Indeed very soon after, Zephirin arrives at Galerie Monnin carrying a large painting. At its center is a heroic portrait, uncannily photographic, of the blond diplomat, framed in a presidential manner by the American and Haitian flags, and surrounded -- less presidentially -- by Zephirin's surrealistic world of animal-like spirits, birds, horses, elephants, and crocodiles.

So the ambassador does stop by the gallery. She likes the painting very much (she is its target demographic, after all), and she says that she wants it. In the end, however, she leaves the country without the painting.

Then the earthquake shatters Port-au-Prince. Since Sanderson has not shown much further interest in the painting, the gallery is stuck with it. They have little faith that they will be able to sell a painting of a U.S. ambassador -- regardless of Zephirin's world-class status as an artist -- to anyone except that very same U.S. ambassador.

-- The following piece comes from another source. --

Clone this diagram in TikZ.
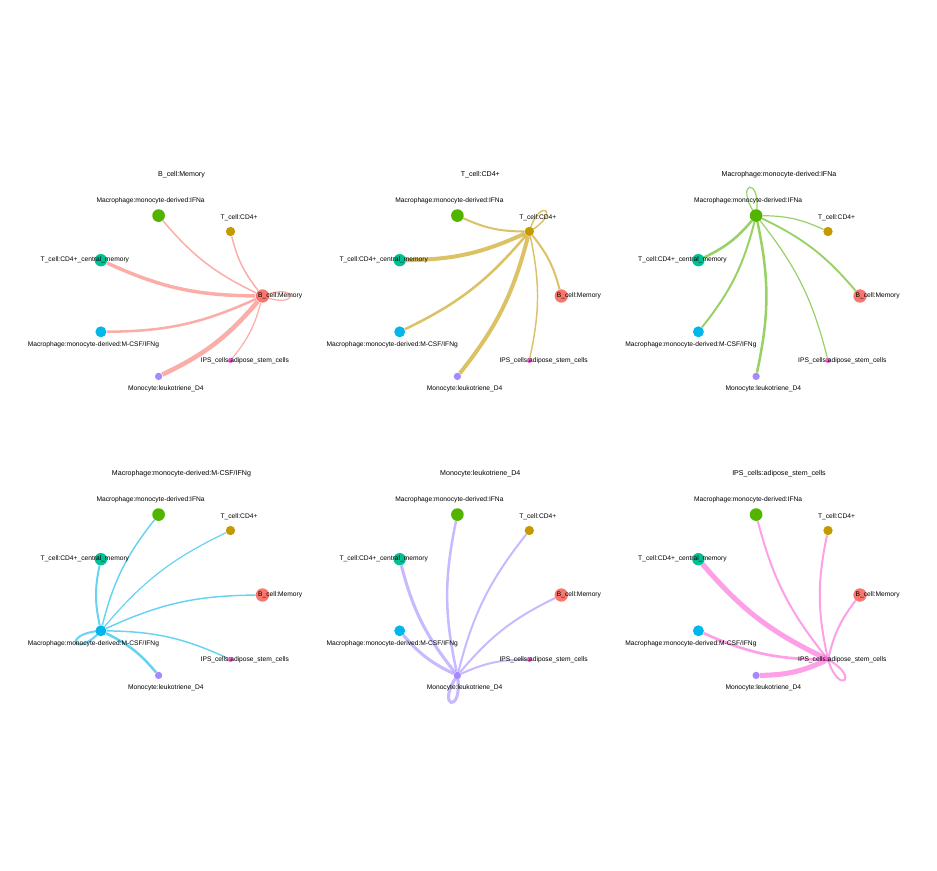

They decide to take the problem directly to Zephirin, who'd just done the dark, post-earthquake cover for The New Yorker. Please, they ask, is there some way he can modify his actually quite impressive painting -- modify, say, his artistic vision -- to make it more widely attractive. Meanwhile, Zephirin's been watching the television in the aftermath of the quake, and has noticed that Michael Jackson's "We Are the World" has been re-released to raise money for victims of the Haitian earthquake. So Zephirin, always quick to see a business opportunity, takes Ambassador Sanderson, and with a few quick swipes of his magic paintbrush, says goodbye Mme. Ambassador, Hello, King of Pop.

This King of Pop, it must be said, is the Haitian version, with an even more skull-like physiognomy than MJ's and a felt chapeau worthy of the Baron Samedi, voodoo's Lord of the Graveyard. The same crowd of minuscule and excited Haitians who had been cheering for the ambassador in the earlier portrait can be seen behind the shoulder of Jackson, but now they seem to be engaged in a ritual Haitian carnival parade.

The revised painting was to be on display next week in New York, along with other paintings and photographs from pre- and post-earthquake Haiti. That show, however, has been postponed until Fashion Week, in September. I'll post an announcement when it is rescheduled.